# Valspar Spray Primer - White. Run away from this stuff.



## docholladay

Sorry about the bad experience. I used to do some auto body work and metal prep for painting. There used to be primers for painting on metal that would specifically state if they were sandable or not sandable primer. I know we always purposely bought the sandable variety. Also, some primers are designed so as to etch an existing surface (such as one that is already painted or finished) in order to avoid having to scuff sand prior to painting. These, in my opinion are a lazy mans way out and not the best solution. If it eats into the existing surface, there is likely to be some chemical that will eventually damage the finish you want to apply over the top of it. Anyway, I don't know if this could be the case in your situation, but still worth noting, always be sure to use the right product for the right project. Also, I would agree, for anything wood, it is hard to beat Zinsser. The only Valspar products I have used before are their polyurethanes finishes and I have not had any issues with those to date.

Doc


----------



## donwilwol

He knew (already).
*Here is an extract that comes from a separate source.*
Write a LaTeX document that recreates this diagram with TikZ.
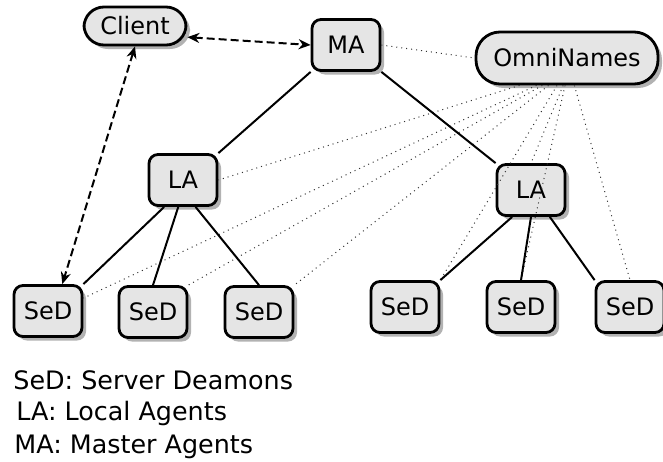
\documentclass[tikz,border=0pt]{standalone}
\usepackage{fontspec}
\setmainfont{DejaVu Sans}
\usetikzlibrary{shadows,arrows.meta}

\begin{document}
\begin{tikzpicture}[x=0.5pt,y=-0.5pt]
\tikzset{agent/.style={draw, line width=1.4pt, rounded corners=4.5pt, fill=black!10,
    drop shadow={shadow xshift=2pt, shadow yshift=-2pt, opacity=0.3, fill=black},
    minimum width=34pt, minimum height=25.5pt, inner sep=0pt, font=\fontsize{12}{14}\selectfont},
  roundbox/.style={agent, rounded corners=10pt},
  tree/.style={line width=1pt},
  naming/.style={dotted, black!80, line width=0.5pt},
  link/.style={dash pattern=on 4pt off 2pt, line width=1pt, {Stealth[length=6pt,width=5pt]}-{Stealth[length=6pt,width=5pt]}},
  legend/.style={anchor=west, inner sep=0pt, font=\fontsize{12.7}{15}\selectfont}}
\useasboundingbox (0,0) rectangle (663,461);
\node[roundbox, minimum width=51pt, minimum height=19pt] (Client) at (135,26) {Client};
\node[agent] (MA) at (346,45) {MA};
\node[roundbox, minimum width=91pt, minimum height=26pt, rounded corners=12pt] (ON) at (567,58) {OmniNames};
\node[agent] (LA1) at (183,180) {LA};
\node[agent] (LA2) at (531,190) {LA};
\node[agent] (SeD1) at (48,311) {SeD};
\node[agent] (SeD2) at (153,312) {SeD};
\node[agent] (SeD3) at (259,312) {SeD};
\node[agent] (SeD4) at (405,307) {SeD};
\node[agent] (SeD5) at (521,307) {SeD};
\node[agent] (SeD6) at (630,307) {SeD};
\draw[naming] (MA.east) -- (ON.west);
\draw[naming] (ON.210) -- (LA1.east);
\draw[naming] (ON.222) -- (SeD1.20);
\draw[naming] (ON.228) -- (SeD2.north east);
\draw[naming] (ON.236) -- (SeD3.north east);
\draw[naming] (ON.250) -- (SeD4.north east);
\draw[naming] (ON.262) -- (LA2.north);
\draw[naming] (ON.266) -- (SeD5.north);
\draw[naming] (ON.285) -- (SeD6.north);
\draw[tree] (MA.south west) -- (LA1.north east);
\draw[tree] (MA.south east) -- (LA2.north west);
\draw[tree] (LA1.235) -- (SeD1.north east);
\draw[tree] (LA1.260) -- (SeD2.north);
\draw[tree] (LA1.295) -- (SeD3.north);
\draw[tree] (LA2.235) -- (SeD4.north east);
\draw[tree] (LA2.270) -- (SeD5.north);
\draw[tree] (LA2.305) -- (SeD6.north west);
\draw[link] (Client.-12) -- (MA.west);
\draw[link] (Client.south) -- (SeD1.62);
\node[legend] (L1) at (13,380) {SeD: Server Deamons};
\node[legend] (L2) at (16,413) {LA: Local Agents};
\node[legend] (L3) at (14,447) {MA: Master Agents};
\end{tikzpicture}
\end{document}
But they kept on selling it.

My son bought a gallon of titebond III glue at home depot. Got it to the job site and it was hard. Took it back to home depot and they wouldn't take it back because it was open. You can image the rest of the conversation.


----------



## DMIHOMECENTER

@DonW, The same thing happened to me, but it was a bunch of tubes of glass block adhesive ($12 a tube) from a case we had bought about 6 weeks before. I had the receipt. No shelf life info on the tubes. I said okay, then I don't have a receipt. I bought it yesterday. They still said they COULDN'T swap out or give a store credit because it had been awhile and some were opened. Jeez ! I asked who COULD. I told them I wanted to talk to THE PERSON that had the horsepower to OVERRIDE their policy and they better get him up there or I would find his office and tap dance on his desk. They gave in without waking the GM up.

I rarely do, but I can show my ass if needed. ;=)


----------



## Popsnsons

Why the 5-Star rating?


----------



## ChunkyC

I was wonder about the 5 star rating as well. A little contradictory…


----------



## GaryC

Ditto 5 star?


----------



## DMIHOMECENTER

Oops ! Fixed that. Thanks. 5 stars is the default… :=)


----------



## BillyJ

Were you able to save the desk so that the customer couldn't tell?

It is really too bad that when we expect something to work the way the company claims, we usually get burned.


----------



## mrsawdust

David
i am experiencing the same problem. i recently primed a new project and 3 days later and its still tacky. i got the dough balls too! i could choke the head Valspar right now. GARBAGE.

mike


----------



## lanwater

Now I understand what hapened to me…

I apply their primer to the door of a pull out pantry. sanded when it was dry. 
got tons of tiny balls.

I blame it on me.


----------



## DMIHOMECENTER

I was able to salvage that top because it was so gummy it all scraped off. Then I sanded, primed with good stuff, sanded and three spray coats of finish. But man, that COST me !!! Never again….

Trust me, the Zinsser oil or lacquer-based primers are just awesome. I am sure there are others, but they are the best I have found out of a rattle can.


----------